▸ **WHAT YOU SHOULD DO**
Skip the pictures, please, and write out exactly the lines from the opening of the data through the line containing "5.08, 5.17, 5.24]".

══════════

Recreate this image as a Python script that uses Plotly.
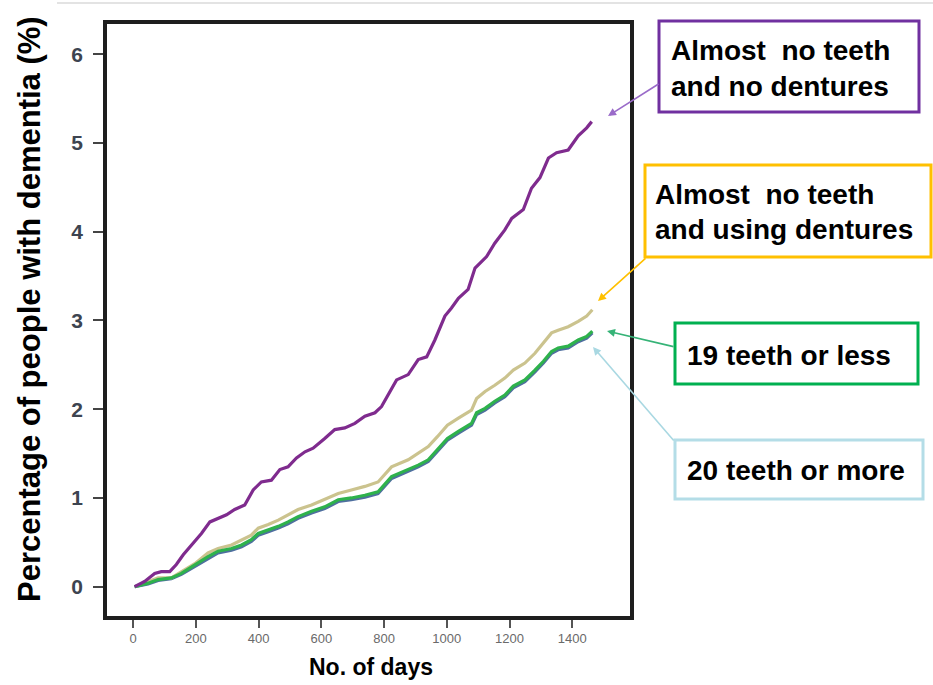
import plotly.graph_objects as go

# ---------------- data ----------------
days_no_teeth_no_dentures = [5, 37, 69, 90, 117, 138, 160, 186, 218, 245, 271, 298, 324, 356, 383, 409, 441, 468,
                             494, 521, 548, 574, 611, 643, 675, 707, 739, 771, 792, 824, 840, 877, 909, 936, 962,
                             994, 1015, 1037, 1068, 1090, 1127, 1153, 1185, 1207, 1244, 1270, 1297, 1324, 1350,
                             1387, 1419, 1446, 1462]
pct_no_teeth_no_dentures = [0.00, 0.06, 0.15, 0.17, 0.17, 0.25, 0.36, 0.47, 0.60, 0.73, 0.77, 0.81, 0.87, 0.92,
                            1.09, 1.18, 1.20, 1.32, 1.35, 1.45, 1.52, 1.56, 1.67, 1.77, 1.79, 1.84, 1.92, 1.96,
                            2.03, 2.22, 2.33, 2.39, 2.56, 2.59, 2.78, 3.05, 3.14, 3.25, 3.35, 3.59, 3.72, 3.87,
                            4.02, 4.15, 4.25, 4.49, 4.61, 4.83, 4.89, 4.92, 5.08, 5.17, 5.24]

days_others = [5, 48, 80, 122, 154, 197, 239, 271, 314, 346, 377, 399, 431, 463, 494, 526, 569, 611, 654, 696,
               739, 781, 824, 877, 909, 941, 970, 1002, 1037, 1079, 1095, 1122, 1153, 1185, 1212, 1249, 1281,
               1308, 1334, 1355, 1387, 1419, 1446, 1464]
pct_no_teeth_dentures = [0.00, 0.06, 0.10, 0.10, 0.17, 0.26, 0.38, 0.43, 0.47, 0.53, 0.58, 0.66, 0.70, 0.75,
                         0.81, 0.87, 0.92, 0.98, 1.05, 1.09, 1.13, 1.18, 1.35, 1.43, 1.50, 1.58, 1.69, 1.82,
                         1.90, 1.99, 2.12, 2.20, 2.27, 2.35, 2.44, 2.52, 2.63, 2.75, 2.86, 2.89, 2.93, 2.99,
                         3.05, 3.12]
pct_19_or_less = [0.00, 0.04, 0.08, 0.10, 0.15, 0.25, 0.34, 0.40, 0.43, 0.47, 0.53, 0.60, 0.64, 0.68, 0.73,
                  0.79, 0.85, 0.90, 0.98, 1.00, 1.03, 1.07, 1.24, 1.32, 1.37, 1.43, 1.54, 1.67, 1.75, 1.84,
                  1.96, 2.01, 2.09, 2.16, 2.26, 2.33, 2.44, 2.54, 2.65, 2.69, 2.71, 2.78, 2.82, 2.88]
pct_20_or_more = [0.00, 0.03, 0.07, 0.09, 0.14, 0.23, 0.32, 0.38, 0.41, 0.45, 0.51, 0.58, 0.62, 0.66, 0.71,
                  0.77, 0.83, 0.88, 0.96, 0.98, 1.01, 1.05, 1.22, 1.30, 1.35, 1.41, 1.52, 1.65, 1.73, 1.82,
                  1.94, 1.99, 2.07, 2.14, 2.24, 2.31, 2.42, 2.52, 2.63, 2.67, 2.69, 2.76, 2.80, 2.86]

x_ticks = [0, 200, 400, 600, 800, 1000, 1200, 1400]
y_ticks = [0, 1, 2, 3, 4, 5, 6]
x_title = "No. of days"
y_title = "Percentage of people with dementia (%)"

# ---------------- layout helpers ----------------
W, H = 933, 685
L, R, T, B = 107, 630, 24, 616
FONT = "Liberation Sans, Arial, sans-serif"


def px(x):
    return (x - L) / (R - L)


def py(y):
    return (B - y) / (B - T)


fig = go.Figure()

fig.add_trace(go.Scatter(x=days_others, y=pct_20_or_more, mode="lines", name="20 teeth or more",
                         line=dict(color="#4f6f9f", width=3.2)))
fig.add_trace(go.Scatter(x=days_others, y=pct_no_teeth_dentures, mode="lines",
                         name="Almost no teeth and using dentures",
                         line=dict(color="#cbc38e", width=3.2)))
fig.add_trace(go.Scatter(x=days_others, y=pct_19_or_less, mode="lines", name="19 teeth or less",
                         line=dict(color="#2eb24c", width=3.2)))
fig.add_trace(go.Scatter(x=days_no_teeth_no_dentures, y=pct_no_teeth_no_dentures, mode="lines",
                         name="Almost no teeth and no dentures",
                         line=dict(color="#7f2b8e", width=3.2)))

fig.update_xaxes(range=[-83, 1584], tickvals=x_ticks, ticks="outside", ticklen=8, tickwidth=1.5,
                 tickcolor="#555555", showline=True, linewidth=3.5, linecolor="#1e1e1e", mirror=True,
                 showgrid=False, zeroline=False,
                 tickfont=dict(family=FONT, size=13, color="#6a6a6a"))
fig.update_yaxes(range=[-0.33, 6.34], tickvals=y_ticks, ticks="outside", ticklen=10, tickwidth=1.5,
                 tickcolor="#444444", showline=True, linewidth=3.5, linecolor="#1e1e1e", mirror=True,
                 showgrid=False, zeroline=False, ticklabelstandoff=6,
                 tickfont=dict(family=FONT, size=21, color="#3d4450", weight="bold"))

shapes = [
    # faint top rule
    dict(type="line", xref="paper", yref="paper", x0=px(57), x1=px(933), y0=py(3), y1=py(3),
         line=dict(color="#e3e3e3", width=2)),
    # label boxes
    dict(type="rect", xref="paper", yref="paper", x0=px(659), x1=px(919), y0=py(112), y1=py(21),
         line=dict(color="#7030a0", width=3)),
    dict(type="rect", xref="paper", yref="paper", x0=px(645), x1=px(931), y0=py(257), y1=py(165),
         line=dict(color="#ffc000", width=3)),
    dict(type="rect", xref="paper", yref="paper", x0=px(675), x1=px(918), y0=py(384), y1=py(323),
         line=dict(color="#00b050", width=3)),
    dict(type="rect", xref="paper", yref="paper", x0=px(675), x1=px(923), y0=py(499), y1=py(440),
         line=dict(color="#b4dde7", width=3)),
]

label_font = dict(family=FONT, size=28, color="#000000", weight="bold")
labels = [
    ("Almost\u00a0 no teeth", 669, 50),
    ("and no dentures", 669, 86),
    ("Almost\u00a0 no teeth", 653, 195),
    ("and using dentures", 653, 229),
    ("19 teeth or less", 685, 356),
    ("20 teeth or more", 685, 470),
]
annotations = []
for text, x0, y0 in labels:
    annotations.append(dict(text=text, xref="paper", yref="paper", x=px(x0), y=py(y0),
                            xanchor="left", yanchor="middle", showarrow=False, font=label_font))

arrows = [
    # (head x, head y, tail x, tail y, colour)
    (608, 116, 660, 83, "#9a6bc9"),
    (598, 301, 647, 257, "#ffc000"),
    (607, 331, 675, 347, "#36b377"),
    (593, 347, 675, 442, "#a9d8e2"),
]
for hx, hy, tx, ty, col in arrows:
    annotations.append(dict(text="", xref="paper", yref="paper", x=px(hx), y=py(hy),
                            ax=tx - hx, ay=ty - hy, showarrow=True, arrowhead=2, arrowsize=1,
                            arrowwidth=1.6, arrowcolor=col, standoff=0))

annotations.append(dict(text=x_title, xref="paper", yref="paper", x=px(371), y=py(667),
                        xanchor="center", yanchor="middle", showarrow=False,
                        font=dict(family=FONT, size=23, color="#000000", weight="bold")))
annotations.append(dict(text=y_title, xref="paper", yref="paper", x=px(29), y=py(309),
                        xanchor="center", yanchor="middle", showarrow=False, textangle=-90,
                        font=dict(family=FONT, size=31, color="#000000", weight="bold")))

fig.update_layout(width=W, height=H, autosize=False,
                  margin=dict(l=L, r=W - R, t=T, b=H - B, pad=0),
                  paper_bgcolor="white", plot_bgcolor="white", showlegend=False,
                  shapes=shapes, annotations=annotations)

fig.write_html("out.html", config={"displayModeBar": False},
               post_script="document.body.style.margin='0px';")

══════════

▸ **FINAL RESULT**
Recreate this image as a Python script that uses Plotly.
import plotly.graph_objects as go

# ---------------- data ----------------
days_no_teeth_no_dentures = [5, 37, 69, 90, 117, 138, 160, 186, 218, 245, 271, 298, 324, 356, 383, 409, 441, 468,
                             494, 521, 548, 574, 611, 643, 675, 707, 739, 771, 792, 824, 840, 877, 909, 936, 962,
                             994, 1015, 1037, 1068, 1090, 1127, 1153, 1185, 1207, 1244, 1270, 1297, 1324, 1350,
                             1387, 1419, 1446, 1462]
pct_no_teeth_no_dentures = [0.00, 0.06, 0.15, 0.17, 0.17, 0.25, 0.36, 0.47, 0.60, 0.73, 0.77, 0.81, 0.87, 0.92,
                            1.09, 1.18, 1.20, 1.32, 1.35, 1.45, 1.52, 1.56, 1.67, 1.77, 1.79, 1.84, 1.92, 1.96,
                            2.03, 2.22, 2.33, 2.39, 2.56, 2.59, 2.78, 3.05, 3.14, 3.25, 3.35, 3.59, 3.72, 3.87,
                            4.02, 4.15, 4.25, 4.49, 4.61, 4.83, 4.89, 4.92, 5.08, 5.17, 5.24]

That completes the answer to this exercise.